Social networks, and digital communication in general, have evolved at an impressive speed in recent years. They have enabled everyone to stay in constant contact with family members, co-workers or classmates. This technological progress has also brought with it a number of disadvantages, one of them being cyberbullying.
Cyberbullying, which is simply bullying that occurs on digital devices, is primarily directed at teens. In the past, this problem was more or less limited to school boundaries. But unfortunately, technology has removed these boundaries and so the bullying continues unabated, leaving no respite for the victims. The consequences are numerous and this phenomenon has already led to many suicides. It is therefore necessary to be able to detect cyberbullying on social networks and take action accordingly.
During this project, it soon became clear that the lack of existing resources, including datasets containing relatively recent cyberbullying texts, would complicate the task. Therefore, a slightly different approach has been adopted. Indeed, the objective has been changed. It was no longer a question of detecting cyberbullying, but rather of finding out whether or not a text containing insults was hateful.
To do so, around 4’000 tweets have been collected and labelled.

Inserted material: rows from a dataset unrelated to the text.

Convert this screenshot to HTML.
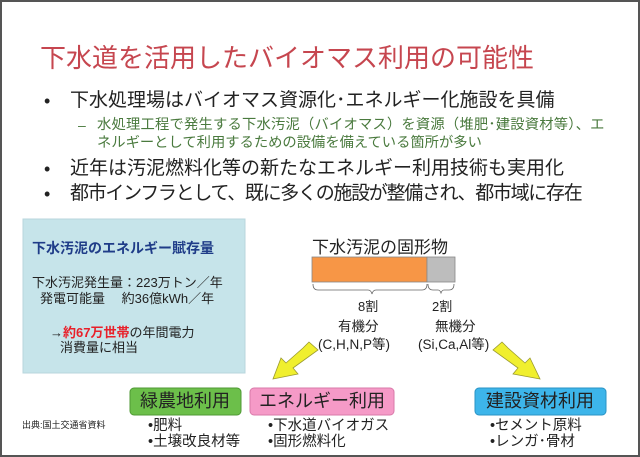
<!DOCTYPE html>
<html><head><meta charset="utf-8"><style>
body{margin:0;background:#fff}
#c{position:relative;width:640px;height:457px;overflow:hidden;background:#fff;font-family:"Liberation Sans","Noto Sans CJK JP",sans-serif;color:#222}
.a{position:absolute;white-space:nowrap;line-height:1}
</style></head><body><div id="c">
<svg width="640" height="457" style="position:absolute;left:0;top:0">
<rect x="1" y="1" width="638" height="455" fill="none" stroke="#555" stroke-width="2"/>
<rect x="23" y="219" width="222" height="154" fill="#c6e4ea" stroke="#b8d6dc"/>
<rect x="312" y="257" width="115" height="25" fill="#f79646" stroke="#888" stroke-width="0.8"/>
<rect x="427" y="257" width="28" height="25" fill="#bdbdbd" stroke="#888" stroke-width="0.8"/>
<path d="M313,284 q0,6 5,6 h50 q3,0 4,4 q1,-4 4,-4 h46 q5,0 5,-6" fill="none" stroke="#666" stroke-width="0.8"/>
<path d="M428,284 q0,6 5,6 h5 q2,0 3,3 q1,-3 3,-3 h5 q5,0 5,-6" fill="none" stroke="#666" stroke-width="0.8"/>
<g fill="#f0ef2e" stroke="#9a9a30" stroke-width="0.8">
<polygon points="309,342 318,350 293,368 298,374 273,379 281,358 286,363 303,348"/>
<polygon points="502,342 493,350 518,368 513,374 540,379 530,358 525,363 508,348"/>
</g>
<rect x="130" y="388" width="111" height="27" rx="4" fill="#6cbf4a" stroke="#4f9a34"/>
<rect x="250" y="388" width="144" height="27" rx="4" fill="#f59ac7" stroke="#d97aaa"/>
<rect x="475" y="388" width="131" height="27" rx="4" fill="#3db5ea" stroke="#2a93c4"/>
</svg>
<div class="a" style="left:40px;top:45px;font-size:26px;color:#c6464f">下水道を活用したバイオマス利用の可能性</div>
<div class="a" style="left:44px;top:92px;font-size:18px">•</div>
<div class="a" style="left:70px;top:91px;font-size:19px">下水処理場はバイオマス資源化･エネルギー化施設を具備</div>
<div class="a" style="left:78px;top:118px;font-size:14px;color:#4a7a3e">–</div>
<div class="a" style="left:97px;top:118px;font-size:14.3px;color:#4a7a3e;letter-spacing:0.2px">水処理工程で発生する下水汚泥（バイオマス）を資源（堆肥･建設資材等）、エ</div>
<div class="a" style="left:97px;top:136px;font-size:14.3px;color:#4a7a3e">ネルギーとして利用するための設備を備えている箇所が多い</div>
<div class="a" style="left:44px;top:160px;font-size:18px">•</div>
<div class="a" style="left:70px;top:159px;font-size:19px">近年は汚泥燃料化等の新たなエネルギー利用技術も実用化</div>
<div class="a" style="left:44px;top:185px;font-size:18px">•</div>
<div class="a" style="left:70px;top:184px;font-size:19px;letter-spacing:-1.3px">都市インフラとして、既に多くの施設が整備され、都市域に存在</div>
<div class="a" style="left:32px;top:241px;font-size:14px;font-weight:bold;color:#1f3c88">下水汚泥のエネルギー賦存量</div>
<div class="a" style="left:32px;top:276px;font-size:13px">下水汚泥発生量：223万トン／年</div>
<div class="a" style="left:40px;top:292px;font-size:13px">発電可能量　 約36億kWh／年</div>
<div class="a" style="left:50px;top:326px;font-size:13px">→<b style="color:#e8202a">約67万世帯</b>の年間電力</div>
<div class="a" style="left:60px;top:341px;font-size:13px">消費量に相当</div>
<div class="a" style="left:312px;top:239px;font-size:17px">下水汚泥の固形物</div>
<div class="a" style="left:358px;top:300px;font-size:13px">8割</div>
<div class="a" style="left:432px;top:300px;font-size:13px">2割</div>
<div class="a" style="left:338px;top:320px;font-size:13.5px">有機分</div>
<div class="a" style="left:435px;top:320px;font-size:13.5px">無機分</div>
<div class="a" style="left:318px;top:338px;font-size:13.5px">(C,H,N,P等)</div>
<div class="a" style="left:418px;top:338px;font-size:13.5px">(Si,Ca,Al等)</div>
<div class="a" style="left:140px;top:392px;font-size:18px">緑農地利用</div>
<div class="a" style="left:259px;top:392px;font-size:18px">エネルギー利用</div>
<div class="a" style="left:486px;top:392px;font-size:18px">建設資材利用</div>
<div class="a" style="left:22px;top:421px;font-size:9px">出典:国土交通省資料</div>
<div class="a" style="left:148px;top:419px;font-size:14.5px">•肥料</div>
<div class="a" style="left:148px;top:435px;font-size:14.5px">•土壌改良材等</div>
<div class="a" style="left:268px;top:419px;font-size:14.5px">•下水道バイオガス</div>
<div class="a" style="left:268px;top:435px;font-size:14.5px">•固形燃料化</div>
<div class="a" style="left:490px;top:419px;font-size:14.5px">•セメント原料</div>
<div class="a" style="left:490px;top:435px;font-size:14.5px">•レンガ･骨材</div>
</div></body></html>
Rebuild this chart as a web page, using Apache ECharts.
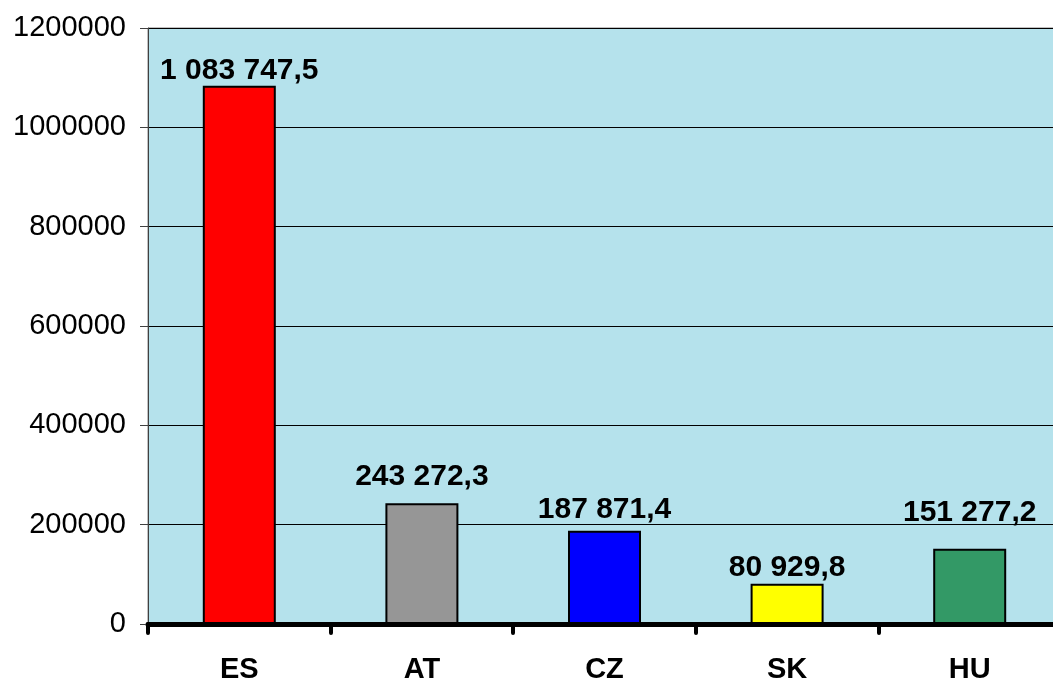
<!DOCTYPE html>
<html>
<head>
<meta charset="utf-8">
<script src="https://cdn.jsdelivr.net/npm/echarts@6/dist/echarts.min.js"></script>
<style>
  html, body { margin: 0; padding: 0; background: #fff; }
  #char { width: 1053px; height: 680px; }
</style>
</head>
<body>
<div id="char"></div>
<script>
var countries = ['ES', 'AT', 'CZ', 'SK', 'HU']
var values = [1083747.5, 243272.3, 187871.4, 80929.8, 151277.2]
var barColors = ['#ff0000', '#969696', '#0000ff', '#ffff00', '#339966']
var yTicks = [0, 200000, 400000, 600000, 800000, 1000000, 1200000]
// labels were placed by hand in the original, so gaps differ a bit
var labelGaps = [0, 11, 6, 1, 21]

// 1 083 747,5 style
function fmt(v) {
  var parts = v.toFixed(1).split('.')
  return parts[0].replace(/\B(?=(\d{3})+(?!\d))/g, ' ') + ',' + parts[1]
}

var myChart = echarts.init(document.getElementById('char'))

var option = {
  animation: false,
  grid: {
    show: true,
    left: 148,
    top: 28,
    width: 913,
    height: 596,
    outerBoundsMode: 'none',
    containLabel: false,
    backgroundColor: '#b5e2ec',
    borderColor: '#808080',
    borderWidth: 1
  },
  xAxis: {
    type: 'category',
    data: countries,
    axisLine: { lineStyle: { color: '#000', width: 5 } },
    axisTick: {
      show: true,
      length: 9,
      lineStyle: { color: '#000', width: 4, cap: 'round' }
    },
    axisLabel: {
      color: '#000',
      fontFamily: 'Liberation Sans, Arial',
      fontWeight: 'bold',
      fontSize: 29,
      margin: 31
    }
  },
  yAxis: {
    type: 'value',
    min: yTicks[0],
    max: yTicks[yTicks.length - 1],
    interval: yTicks[1] - yTicks[0],
    axisLine: { show: true, lineStyle: { color: '#404040', width: 1 } },
    axisTick: { show: true, length: 8, lineStyle: { color: '#404040' } },
    axisLabel: {
      color: '#000',
      fontFamily: 'Liberation Sans, Arial',
      fontSize: 29,
      margin: 22,
      formatter: function (v) { return String(v) }
    },
    splitLine: { show: true, lineStyle: { color: '#000', width: 1 } }
  },
  series: [
    {
      type: 'bar',
      barWidth: 73,
      data: values.map(function (v, i) {
        return {
          value: v,
          itemStyle: { color: barColors[i] },
          label: { distance: labelGaps[i] }
        }
      }),
      itemStyle: { borderColor: '#000', borderWidth: 2 },
      label: {
        show: true,
        position: 'top',
        color: '#000',
        fontFamily: 'Liberation Sans, Arial',
        fontWeight: 'bold',
        fontSize: 30,
        formatter: function (p) { return fmt(p.value) }
      }
    }
  ]
}

myChart.setOption(option)
</script>
</body>
</html>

From this dataset, different features have been extracted and different predictions, mainly based on random forest and neural networks models, have been realized. This process made it possible to identify the most useful features which were none other than the TFIDF values. Combining these features with a few others made it possible to reach an accuracy of 72.76%, a relatively low score for a binary classification problem.
It is possible that the model currently in use relies too much on the statistics of the various insults. For example, if one insult appears predominantly in positive samples rather than negative ones, the model will have difficulty in correctly predicting the samples containing this insult but whose class should be positive. Of course, the opposite is also true.